# DATA SEGMENT
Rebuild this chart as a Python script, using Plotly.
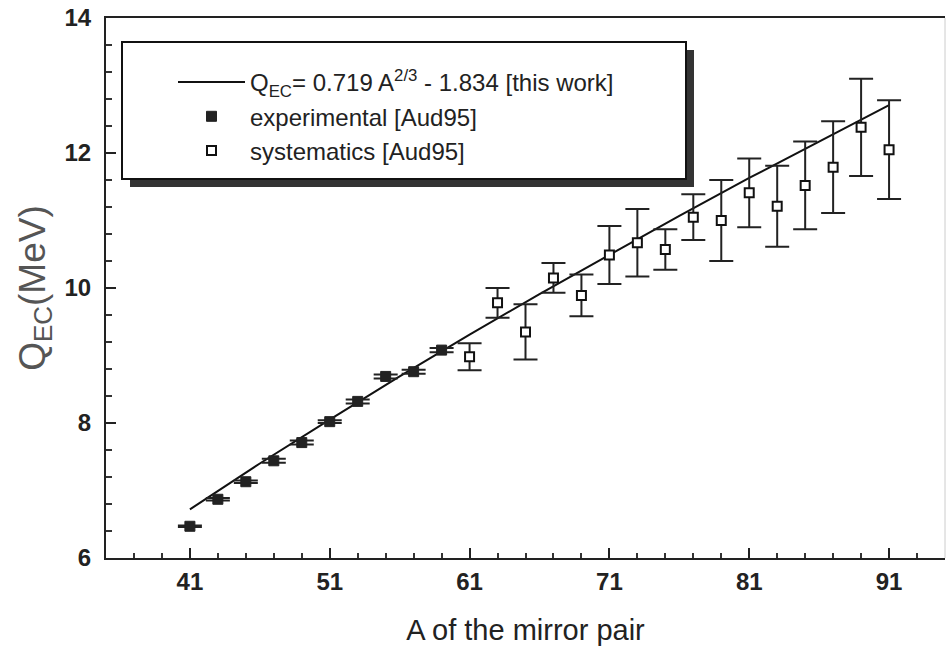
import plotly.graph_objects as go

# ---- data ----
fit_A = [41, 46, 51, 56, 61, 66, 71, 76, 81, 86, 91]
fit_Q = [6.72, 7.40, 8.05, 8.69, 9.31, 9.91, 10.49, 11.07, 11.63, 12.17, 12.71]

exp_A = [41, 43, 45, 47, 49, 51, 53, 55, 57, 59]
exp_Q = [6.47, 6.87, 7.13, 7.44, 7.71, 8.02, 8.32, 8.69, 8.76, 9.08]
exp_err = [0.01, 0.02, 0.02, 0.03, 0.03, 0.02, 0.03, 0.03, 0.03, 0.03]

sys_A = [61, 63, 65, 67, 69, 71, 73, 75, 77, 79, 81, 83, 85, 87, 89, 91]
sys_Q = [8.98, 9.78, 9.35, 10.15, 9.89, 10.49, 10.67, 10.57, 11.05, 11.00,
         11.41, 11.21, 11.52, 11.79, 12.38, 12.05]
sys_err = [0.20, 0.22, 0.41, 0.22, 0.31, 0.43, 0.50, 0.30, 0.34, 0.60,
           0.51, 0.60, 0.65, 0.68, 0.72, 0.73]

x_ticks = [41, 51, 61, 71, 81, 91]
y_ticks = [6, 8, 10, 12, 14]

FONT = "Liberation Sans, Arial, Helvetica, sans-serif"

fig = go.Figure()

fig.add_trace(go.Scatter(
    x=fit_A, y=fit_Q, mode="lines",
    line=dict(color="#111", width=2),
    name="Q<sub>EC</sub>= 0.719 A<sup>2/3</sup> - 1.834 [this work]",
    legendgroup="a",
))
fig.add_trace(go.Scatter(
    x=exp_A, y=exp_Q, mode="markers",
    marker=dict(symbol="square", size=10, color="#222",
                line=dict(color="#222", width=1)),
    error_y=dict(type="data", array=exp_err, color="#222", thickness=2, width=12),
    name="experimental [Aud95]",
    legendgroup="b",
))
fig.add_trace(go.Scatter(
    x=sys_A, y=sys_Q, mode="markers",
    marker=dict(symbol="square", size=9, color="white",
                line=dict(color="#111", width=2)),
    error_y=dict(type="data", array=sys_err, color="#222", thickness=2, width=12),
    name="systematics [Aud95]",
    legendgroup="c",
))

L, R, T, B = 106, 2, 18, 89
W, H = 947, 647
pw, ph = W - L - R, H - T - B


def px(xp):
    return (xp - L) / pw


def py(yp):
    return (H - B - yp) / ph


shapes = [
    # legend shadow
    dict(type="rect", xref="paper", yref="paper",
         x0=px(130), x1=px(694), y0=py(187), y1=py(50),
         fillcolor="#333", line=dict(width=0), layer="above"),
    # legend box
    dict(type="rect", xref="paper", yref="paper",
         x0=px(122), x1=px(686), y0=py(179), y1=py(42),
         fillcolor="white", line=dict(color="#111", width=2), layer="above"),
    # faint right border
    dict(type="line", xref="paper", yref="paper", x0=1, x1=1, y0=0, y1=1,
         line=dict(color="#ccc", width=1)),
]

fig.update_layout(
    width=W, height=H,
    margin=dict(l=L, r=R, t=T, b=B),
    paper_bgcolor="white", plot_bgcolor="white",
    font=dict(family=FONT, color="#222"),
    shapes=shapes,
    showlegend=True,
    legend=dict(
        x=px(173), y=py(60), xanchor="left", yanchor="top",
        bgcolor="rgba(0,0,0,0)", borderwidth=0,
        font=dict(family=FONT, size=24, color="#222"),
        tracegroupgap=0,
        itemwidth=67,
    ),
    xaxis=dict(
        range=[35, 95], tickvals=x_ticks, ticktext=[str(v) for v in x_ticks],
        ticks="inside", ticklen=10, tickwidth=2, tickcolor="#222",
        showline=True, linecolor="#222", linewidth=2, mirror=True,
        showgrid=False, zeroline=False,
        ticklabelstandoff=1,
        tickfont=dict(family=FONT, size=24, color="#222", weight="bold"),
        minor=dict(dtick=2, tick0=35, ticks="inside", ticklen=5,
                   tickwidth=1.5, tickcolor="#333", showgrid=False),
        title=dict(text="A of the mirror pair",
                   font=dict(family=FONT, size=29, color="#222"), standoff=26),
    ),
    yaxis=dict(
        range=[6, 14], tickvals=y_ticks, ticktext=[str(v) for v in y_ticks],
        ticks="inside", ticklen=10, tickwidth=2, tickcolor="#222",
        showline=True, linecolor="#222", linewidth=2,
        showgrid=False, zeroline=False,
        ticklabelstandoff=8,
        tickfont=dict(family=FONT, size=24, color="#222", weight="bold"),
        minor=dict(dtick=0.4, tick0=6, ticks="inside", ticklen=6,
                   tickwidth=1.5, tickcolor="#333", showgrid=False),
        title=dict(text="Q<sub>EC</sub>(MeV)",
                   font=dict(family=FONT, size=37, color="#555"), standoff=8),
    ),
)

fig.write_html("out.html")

# WHAT TO DO
Return, unchanged, the lines from the first line of the material through the line that holds "fig = go.Figure()", inclusive, omitting pictures.

# FINAL RESULT
Rebuild this chart as a Python script, using Plotly.
import plotly.graph_objects as go

# ---- data ----
fit_A = [41, 46, 51, 56, 61, 66, 71, 76, 81, 86, 91]
fit_Q = [6.72, 7.40, 8.05, 8.69, 9.31, 9.91, 10.49, 11.07, 11.63, 12.17, 12.71]

exp_A = [41, 43, 45, 47, 49, 51, 53, 55, 57, 59]
exp_Q = [6.47, 6.87, 7.13, 7.44, 7.71, 8.02, 8.32, 8.69, 8.76, 9.08]
exp_err = [0.01, 0.02, 0.02, 0.03, 0.03, 0.02, 0.03, 0.03, 0.03, 0.03]

sys_A = [61, 63, 65, 67, 69, 71, 73, 75, 77, 79, 81, 83, 85, 87, 89, 91]
sys_Q = [8.98, 9.78, 9.35, 10.15, 9.89, 10.49, 10.67, 10.57, 11.05, 11.00,
         11.41, 11.21, 11.52, 11.79, 12.38, 12.05]
sys_err = [0.20, 0.22, 0.41, 0.22, 0.31, 0.43, 0.50, 0.30, 0.34, 0.60,
           0.51, 0.60, 0.65, 0.68, 0.72, 0.73]

x_ticks = [41, 51, 61, 71, 81, 91]
y_ticks = [6, 8, 10, 12, 14]

FONT = "Liberation Sans, Arial, Helvetica, sans-serif"

fig = go.Figure()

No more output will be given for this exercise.